TASK TO COMPLETE - Return all lines that include the string "React".

RAW DATA -
## start

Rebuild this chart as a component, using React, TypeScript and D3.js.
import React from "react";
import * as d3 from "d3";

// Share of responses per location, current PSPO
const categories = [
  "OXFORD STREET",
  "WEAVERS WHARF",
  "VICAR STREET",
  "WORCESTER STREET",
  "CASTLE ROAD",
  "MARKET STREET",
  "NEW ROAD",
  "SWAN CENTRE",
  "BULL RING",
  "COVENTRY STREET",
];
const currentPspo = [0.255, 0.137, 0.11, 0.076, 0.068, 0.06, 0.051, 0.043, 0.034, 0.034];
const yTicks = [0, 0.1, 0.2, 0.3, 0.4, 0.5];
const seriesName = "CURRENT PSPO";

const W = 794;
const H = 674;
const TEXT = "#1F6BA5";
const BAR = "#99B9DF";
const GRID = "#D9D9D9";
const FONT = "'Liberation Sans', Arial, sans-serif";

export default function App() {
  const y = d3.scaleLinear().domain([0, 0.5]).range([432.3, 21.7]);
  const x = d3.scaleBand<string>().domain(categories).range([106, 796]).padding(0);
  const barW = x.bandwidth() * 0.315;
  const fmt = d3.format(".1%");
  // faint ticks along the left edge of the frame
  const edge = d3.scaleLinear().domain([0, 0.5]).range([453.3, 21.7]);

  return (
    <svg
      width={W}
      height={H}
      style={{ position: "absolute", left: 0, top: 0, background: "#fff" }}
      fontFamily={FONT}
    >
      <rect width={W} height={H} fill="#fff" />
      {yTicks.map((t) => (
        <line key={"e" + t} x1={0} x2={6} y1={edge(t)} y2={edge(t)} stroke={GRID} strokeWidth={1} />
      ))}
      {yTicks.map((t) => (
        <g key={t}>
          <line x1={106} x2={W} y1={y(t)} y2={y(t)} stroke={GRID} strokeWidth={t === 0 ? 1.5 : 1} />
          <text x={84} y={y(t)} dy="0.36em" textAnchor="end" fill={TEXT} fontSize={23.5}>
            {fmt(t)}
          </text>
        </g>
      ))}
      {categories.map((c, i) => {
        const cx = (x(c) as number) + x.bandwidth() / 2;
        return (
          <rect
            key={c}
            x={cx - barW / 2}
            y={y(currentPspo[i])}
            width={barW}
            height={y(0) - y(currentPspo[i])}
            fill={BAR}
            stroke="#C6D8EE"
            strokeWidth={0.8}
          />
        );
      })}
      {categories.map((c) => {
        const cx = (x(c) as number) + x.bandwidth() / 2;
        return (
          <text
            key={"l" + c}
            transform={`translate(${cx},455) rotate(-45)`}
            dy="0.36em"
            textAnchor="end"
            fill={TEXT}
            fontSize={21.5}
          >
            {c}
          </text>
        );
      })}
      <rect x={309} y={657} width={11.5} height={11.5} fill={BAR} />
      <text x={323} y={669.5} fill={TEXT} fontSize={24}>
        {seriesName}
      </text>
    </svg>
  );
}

## end

TASK SOLUTION -
Rebuild this chart as a component, using React, TypeScript and D3.js.
import React from "react";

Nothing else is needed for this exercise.